Task to carry out
Find and return each line containing "matplotlib".

--- begin ---

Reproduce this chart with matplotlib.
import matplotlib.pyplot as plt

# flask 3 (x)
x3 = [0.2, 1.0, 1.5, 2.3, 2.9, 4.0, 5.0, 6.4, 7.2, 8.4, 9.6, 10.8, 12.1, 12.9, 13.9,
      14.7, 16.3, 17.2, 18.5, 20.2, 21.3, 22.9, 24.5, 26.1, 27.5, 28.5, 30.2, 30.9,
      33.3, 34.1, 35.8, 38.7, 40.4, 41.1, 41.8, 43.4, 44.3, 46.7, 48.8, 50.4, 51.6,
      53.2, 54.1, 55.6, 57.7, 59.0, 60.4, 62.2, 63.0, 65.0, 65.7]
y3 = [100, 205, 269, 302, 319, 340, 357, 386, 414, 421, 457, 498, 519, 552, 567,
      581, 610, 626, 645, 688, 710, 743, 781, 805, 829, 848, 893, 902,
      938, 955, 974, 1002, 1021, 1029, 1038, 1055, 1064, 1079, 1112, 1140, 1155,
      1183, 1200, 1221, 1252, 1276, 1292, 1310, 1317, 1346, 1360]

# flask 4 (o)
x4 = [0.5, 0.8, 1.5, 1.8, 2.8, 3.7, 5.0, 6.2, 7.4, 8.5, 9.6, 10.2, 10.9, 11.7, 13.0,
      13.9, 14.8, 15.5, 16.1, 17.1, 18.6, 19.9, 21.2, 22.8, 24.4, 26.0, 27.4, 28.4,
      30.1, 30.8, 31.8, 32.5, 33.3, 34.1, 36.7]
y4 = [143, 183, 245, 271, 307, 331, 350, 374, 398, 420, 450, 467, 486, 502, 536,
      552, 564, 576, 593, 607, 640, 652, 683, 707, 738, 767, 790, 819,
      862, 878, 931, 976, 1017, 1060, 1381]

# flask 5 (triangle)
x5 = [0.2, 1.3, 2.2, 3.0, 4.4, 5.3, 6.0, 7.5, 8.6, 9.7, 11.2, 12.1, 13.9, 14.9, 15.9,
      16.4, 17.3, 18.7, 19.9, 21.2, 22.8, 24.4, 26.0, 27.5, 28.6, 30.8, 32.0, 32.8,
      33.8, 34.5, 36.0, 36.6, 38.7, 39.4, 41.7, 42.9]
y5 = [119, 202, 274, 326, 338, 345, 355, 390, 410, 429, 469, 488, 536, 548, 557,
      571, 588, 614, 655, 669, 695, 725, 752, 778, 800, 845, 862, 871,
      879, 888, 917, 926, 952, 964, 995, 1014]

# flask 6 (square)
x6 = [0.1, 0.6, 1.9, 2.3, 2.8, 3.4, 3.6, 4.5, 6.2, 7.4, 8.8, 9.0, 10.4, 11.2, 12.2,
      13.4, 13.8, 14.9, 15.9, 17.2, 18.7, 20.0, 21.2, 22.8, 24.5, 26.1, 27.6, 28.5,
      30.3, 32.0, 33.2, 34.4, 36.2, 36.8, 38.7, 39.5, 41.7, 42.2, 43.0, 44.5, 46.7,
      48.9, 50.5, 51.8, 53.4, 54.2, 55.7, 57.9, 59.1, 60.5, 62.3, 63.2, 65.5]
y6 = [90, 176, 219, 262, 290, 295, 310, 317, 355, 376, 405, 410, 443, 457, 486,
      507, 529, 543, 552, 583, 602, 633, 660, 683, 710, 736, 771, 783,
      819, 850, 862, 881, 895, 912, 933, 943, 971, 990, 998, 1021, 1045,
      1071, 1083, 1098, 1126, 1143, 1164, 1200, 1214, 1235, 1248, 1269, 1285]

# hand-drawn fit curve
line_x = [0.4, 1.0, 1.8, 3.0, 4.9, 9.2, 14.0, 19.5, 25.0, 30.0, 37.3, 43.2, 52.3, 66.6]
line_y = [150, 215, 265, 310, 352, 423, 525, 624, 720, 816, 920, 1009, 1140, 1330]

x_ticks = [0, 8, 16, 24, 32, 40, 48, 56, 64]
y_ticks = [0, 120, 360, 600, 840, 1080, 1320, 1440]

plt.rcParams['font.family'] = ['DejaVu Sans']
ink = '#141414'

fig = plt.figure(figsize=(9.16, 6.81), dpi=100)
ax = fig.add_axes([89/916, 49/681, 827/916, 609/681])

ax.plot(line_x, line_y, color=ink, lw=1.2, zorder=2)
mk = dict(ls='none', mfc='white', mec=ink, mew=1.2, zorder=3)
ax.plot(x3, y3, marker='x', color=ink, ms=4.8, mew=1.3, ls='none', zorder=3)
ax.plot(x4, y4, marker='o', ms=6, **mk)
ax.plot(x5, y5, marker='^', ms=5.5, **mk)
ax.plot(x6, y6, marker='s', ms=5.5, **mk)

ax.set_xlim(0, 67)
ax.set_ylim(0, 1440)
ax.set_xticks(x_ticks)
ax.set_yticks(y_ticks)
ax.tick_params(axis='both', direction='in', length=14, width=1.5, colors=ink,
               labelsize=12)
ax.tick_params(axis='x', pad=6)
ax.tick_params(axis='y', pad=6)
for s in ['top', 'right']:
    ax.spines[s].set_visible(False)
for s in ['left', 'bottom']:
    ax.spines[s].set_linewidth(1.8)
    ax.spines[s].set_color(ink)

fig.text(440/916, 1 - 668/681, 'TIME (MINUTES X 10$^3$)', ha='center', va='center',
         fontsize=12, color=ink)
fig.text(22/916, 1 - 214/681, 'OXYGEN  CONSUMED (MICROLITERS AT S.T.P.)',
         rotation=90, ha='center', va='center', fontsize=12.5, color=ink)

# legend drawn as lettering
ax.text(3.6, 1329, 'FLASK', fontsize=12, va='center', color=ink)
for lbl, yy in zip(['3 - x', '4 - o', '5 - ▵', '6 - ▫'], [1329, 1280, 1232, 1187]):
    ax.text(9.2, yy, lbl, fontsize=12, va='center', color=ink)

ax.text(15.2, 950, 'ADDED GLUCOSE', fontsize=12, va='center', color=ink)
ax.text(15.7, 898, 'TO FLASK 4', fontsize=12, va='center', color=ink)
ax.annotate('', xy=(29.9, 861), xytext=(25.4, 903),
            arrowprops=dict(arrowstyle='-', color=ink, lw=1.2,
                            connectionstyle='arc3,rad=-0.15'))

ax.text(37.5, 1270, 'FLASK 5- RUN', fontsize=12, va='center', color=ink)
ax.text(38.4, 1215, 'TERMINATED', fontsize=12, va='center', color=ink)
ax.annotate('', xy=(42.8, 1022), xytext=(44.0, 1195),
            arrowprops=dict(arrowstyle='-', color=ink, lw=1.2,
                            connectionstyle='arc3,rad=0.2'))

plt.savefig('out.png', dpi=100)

--- end ---

Response to the exercise
Reproduce this chart with matplotlib.
import matplotlib.pyplot as plt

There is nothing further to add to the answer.